The presentation brought a sharp complaint from newly elected trustee Cheryl Hansen about seeing the information in the report for the first time.

“This is the third time I have received information so late. I don’t appreciate surprises,” she said. “It deserves a length of time to reflect on it.” 

Lawrence said the district staff had worked all weekend to get data since getting questions from the board at its meeting on Feb. 15.

Closing Glenbrook Middle School means the district is likely to lose much of its School Improvement Grant, said Lawrence. He quoted Deb Sigman, Deputy Superintendent from the California Department of Education, in his presentation, saying that to transfer the SIG funds, the district would have to transfer all sixth-through-eighth graders at  Glenbrook to El Dorado Middle School, change its name to Glenbrook and transfer the name and its designated code to the new school.  Students at the “new” Glenbrook would be entitled to No Child Left Behind rules, allowing them transportation to another school, if they desired. Transportation funds would be paid by Title 1 money.

The district may be able to retain some of its afterschool enrichment site funding for Glenbrook and Holbrook Elementary, which the board also voted to close Feb. 8, by transferring the funds to the schools where children will be transferred, Lawrence said.
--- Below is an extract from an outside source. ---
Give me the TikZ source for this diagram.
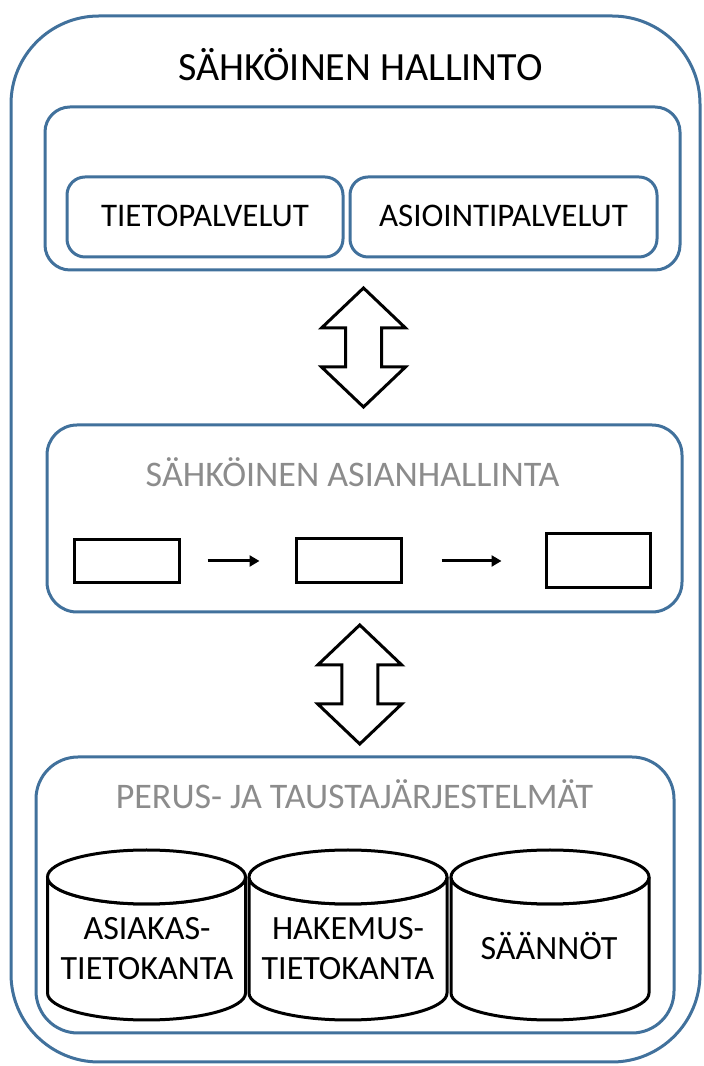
\documentclass[tikz,border=0pt]{standalone}
\usepackage{fontspec}
\setmainfont{Carlito}
\usetikzlibrary{calc,arrows.meta}
\definecolor{obord}{RGB}{65,113,156}
\definecolor{gtext}{RGB}{140,140,140}
\tikzset{
  bluebox/.style={draw=obord, line width=3pt, rounded corners=25pt, fill=white, inner sep=0pt},
  blackbox/.style={draw=black, line width=3pt, inner sep=0pt, fill=white},
  flow/.style={draw=black, line width=3pt, -{Triangle[length=10pt,width=11pt]}},
  dbl/.style={draw=black, line width=3pt, fill=white, line join=miter},
  cyl/.style={draw=black, line width=3pt, fill=white},
  lbl/.style={anchor=base, inner sep=0pt, font=\fontsize{34}{40}\selectfont},
}
\newcommand{\dblarrowat}[1]{%
  \draw[dbl] (#1) ++(0,59.5) -- ++(42,-40) -- ++(-24,0) -- ++(0,-39) -- ++(24,0)
    -- ++(-42,-40) -- ++(-42,40) -- ++(24,0) -- ++(0,39) -- ++(-24,0) -- cycle;}
\newcommand{\cylat}[2]{% center x, name
  \draw[cyl] (#1-99,189) -- (#1-99,73) arc[start angle=180, end angle=360, x radius=99, y radius=27]
    -- (#1+99,189) arc[start angle=0, end angle=-180, x radius=99, y radius=27] -- cycle;
  \draw[cyl] (#1,189) ellipse[x radius=99, y radius=27];
  \coordinate (#2) at (#1,131);}
\begin{document}
\begin{tikzpicture}[x=1pt,y=1pt]
\useasboundingbox (0,0) rectangle (704,1066);
% outer box
\node[bluebox, rounded corners=88pt, minimum width=689pt, minimum height=1046pt] (outer) at (355.5,527) {};
\node[lbl, font=\fontsize{40}{48}\selectfont] (title) at (360.5,985) {SÄHKÖINEN HALLINTO};
% box 1
\node[bluebox, minimum width=635pt, minimum height=163pt] (box1) at (362.5,877.5) {};
\node[bluebox, rounded corners=18pt, minimum width=276pt, minimum height=80pt] (tp) at (205,849) {};
\node[bluebox, rounded corners=18pt, minimum width=307pt, minimum height=80pt] (ap) at (503.5,849) {};
\node[lbl, font=\fontsize{33}{40}\selectfont] (tpt) at (tp.center |- 0,839) {TIETOPALVELUT};
\node[lbl, font=\fontsize{33}{40}\selectfont] (apt) at (ap.center |- 0,839) {ASIOINTIPALVELUT};
% box 2
\node[bluebox, rounded corners=30pt, minimum width=635pt, minimum height=187pt] (box2) at (364.5,547.5) {};
\node[lbl, text=gtext, font=\fontsize{36}{44}\selectfont] (t2) at (352.5,579) {SÄHKÖINEN ASIANHALLINTA};
\node[blackbox, minimum width=105pt, minimum height=43pt] (a) at (126.5,505) {};
\node[blackbox, minimum width=105pt, minimum height=44pt] (b) at (348.5,505) {};
\node[blackbox, minimum width=104pt, minimum height=54pt] (c) at (598,505) {};
\draw[flow, shorten <=27pt, shorten >=35pt] (a.east) -- (b.west);
\draw[flow, shorten <=39pt, shorten >=43pt] (b.east) -- (c.west);
% box 3
\node[bluebox, rounded corners=42pt, minimum width=638pt, minimum height=276pt] (box3) at (355,171) {};
\node[lbl, text=gtext, font=\fontsize{36}{44}\selectfont] (t3) at (354.5,257) {PERUS- JA TAUSTAJÄRJESTELMÄT};
% double arrows
\coordinate (da1) at ($(box1.south)!0.5!(box2.north)$);
\coordinate (da2) at ($(box2.south)!0.5!(box3.north)$);
\dblarrowat{da1}
\dblarrowat{da2}
% cylinders
\cylat{146.5}{cy1}
\cylat{348}{cy2}
\cylat{550}{cy3}
\node[lbl] (c1a) at (147,126) {ASIAKAS-};
\node[lbl] (c1b) at (147,86) {TIETOKANTA};
\node[lbl] (c2a) at (348,126) {HAKEMUS-};
\node[lbl] (c2b) at (348,86) {TIETOKANTA};
\node[lbl] (c3) at (549,106) {SÄÄNNÖT};
\end{tikzpicture}
\end{document}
However, the state is coming up with new rules about transfers and won’t have them available until later in the spring, Lawrence said. One possibility is to create satellite afterschool sites at the closed Glenbrook and Holbrook campuses.

According to Lawrence’s staff presentation, closing and selling Willow Creek Center would bump more than a dozen school programs and meeting sites, leading the district to have to spend more than $100,000 to rent off-site space.

Trustee Cheryl Hansen disputed that, wondering if the two schools that are to close soon might provide the required meeting space.

“But we haven’t decided what to do with those schools, have we?” said Whitmarsh.

On Jan. 11, Lawrence proposed using the closed Glenbrook campus to create a special needs program to save costs now paid out to private service providers and to provide the Measure C team with office space. 

Lawrence also noted that the city would have to rezone the Willow Creek site if it was put up for sale, but city planners told him that could be accomplished by the end of 2011.

Hansen also asked if students at Diablo Day School, which is housed at Willow Creek, could be sent to the County Office of Education’s Golden Gate Community School instead. Diablo Day Community School serves children in grades seven through 12 who have been expelled from the Mt. Diablo district or referred by juvenile probation.

According to the staff report, Golden Gate provides two hours less instruction per day and does not take students with special or intensive educational needs.

Parents of Diablo Day school students urged the trustees not to close the school.

“Diablo Day School was just what my son needed,” said Jennifer Rowe. “Before, he hated school. Now he’s getting A’s, B’s, and C’s.”

Any changes in the necessary small high schools (Prospect in Pleasant Hill, Nueva Vista in Concord, Summit in Concord, Gateway in Bay Point) are likely to be put off until the district completes its strategic policy on high schools, Lawrence said.